This time of year, the word “sellers” is beaten to death. It is a term used to describe Major League Baseball teams that seem to have no hope of making the playoffs and who are now interested in trading players either for prospects or salary relief. One of the few teams who have been labeled this in 2014 is the Arizona Diamondbacks. I have two questions regarding this moniker. The first is are the D’backs true “sellers”? The second is, do they even need to “sell”?
Sellers, in my mind, are losing teams that are looking to dump salary, trade players that are in their “walk” years or deal a player and try to find a solution from within the organization to plug the hole. While the D’backs appear to fall into two of the three categories right now (they already traded Brandon McCarthy,a player in his “walk” year), there is no rule that says the team must sell just because they are 13 games under .500. In fact you can argue that the team not deal away any major pieces until the offseason, if it all.

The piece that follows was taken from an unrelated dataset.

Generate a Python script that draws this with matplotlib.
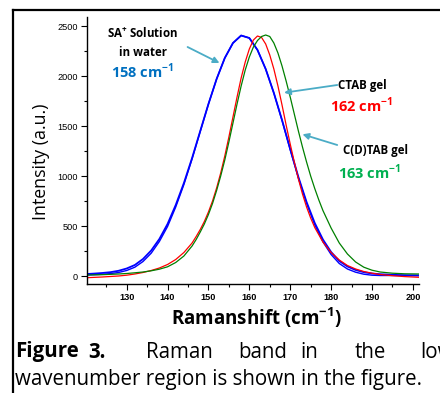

This is a team that, with the exception of a rotten April, has been a .500 club over the last three seasons. Not bad enough to dismantle completely but not good enough to be a playoff contender. If you are of the belief that a little tinkering and with some better luck with regards to injuries this team can be in the playoff race, why would you trade Brad Ziegler now? He is a vital piece to the club’s bullpen. Dealing him now means you are 100% confident that Evan Marshall and/or Matt Stites will be ready to assume the primary setup role next year. I am not ready to make that claim. Are you? With Ziegler, Marshall, Stites, Oliver Perez (also a guy that is involved in trade rumors) and Addison Reed, the bullpen has the makings of a solid unit now and next season.

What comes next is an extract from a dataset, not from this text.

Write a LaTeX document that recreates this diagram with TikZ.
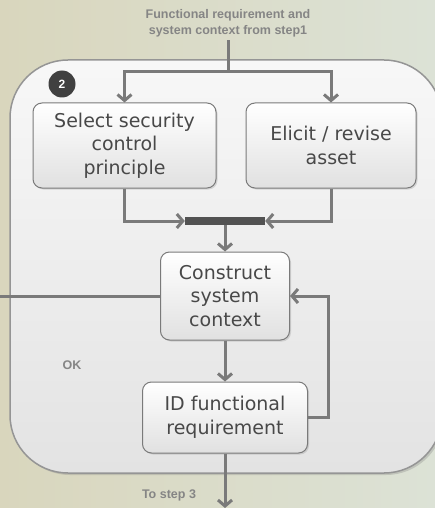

Of course, the two big names that seem to be on the block are Aaron Hill and Martin Prado. Both are under contract for the next two seasons with both underachieving to various degrees this season. However, Hill has been hot over the last two weeks and Prado has some value with his versatility. Both contracts are relatively affordable and there are some potential ready answers if either man is dealt. At third base, Jake Lamb is ripping up Double A Mobile with 73 RBI’s. One of the young shortstops could potentially move over to second base in case Hill is on the move. Didi Gregorius played a lot of second base at Triple A Reno this season. Are those both short-term or long-term answers? Another year of Minor League ball for Lamb or a full season at second for Gregorius would be nice. However, using unproven or untested players at positions may indicate a step backwards in 2015. Again, there is no real rush to trade either Hill or Prado right now.

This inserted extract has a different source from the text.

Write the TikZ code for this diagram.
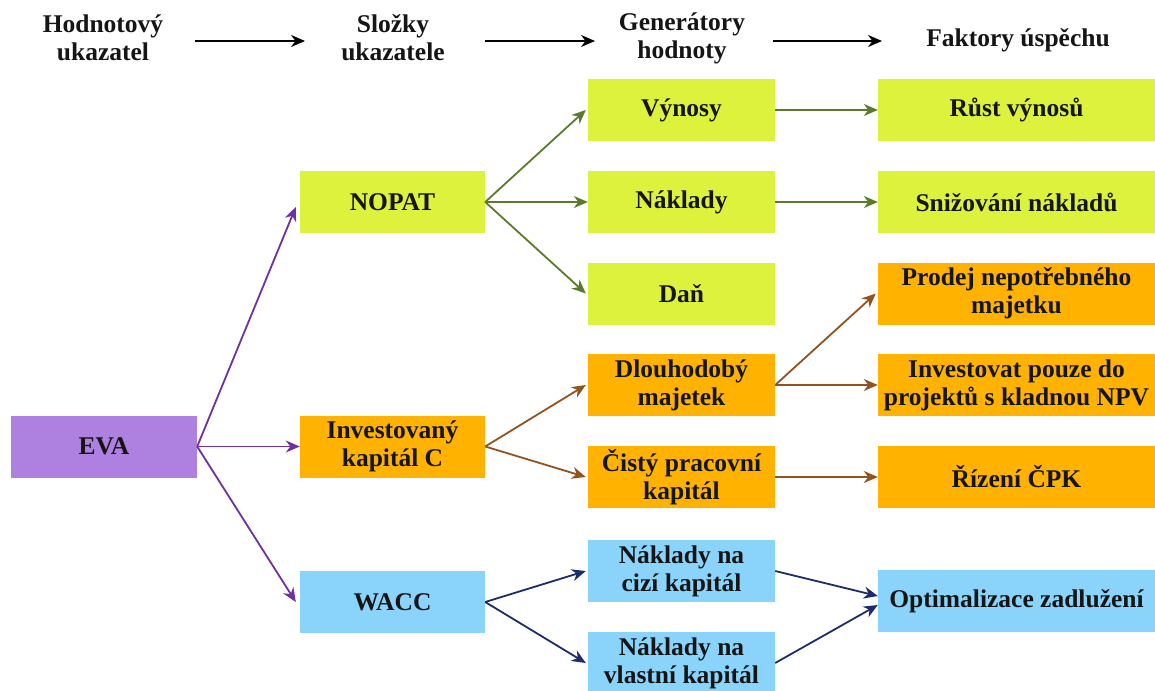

I am not opposed to making any moves at the deadline. After all, who wants to be perpetually .500. I am just a little taken aback that just because the D’backs probably won’t make the playoffs, that means they automatically have to unload talent. When people use the term “sellers” so loosely, it seems as though Player X, Player Y and Player Z have to be moved at almost any cost. That shouldn’t be the case for the D’backs.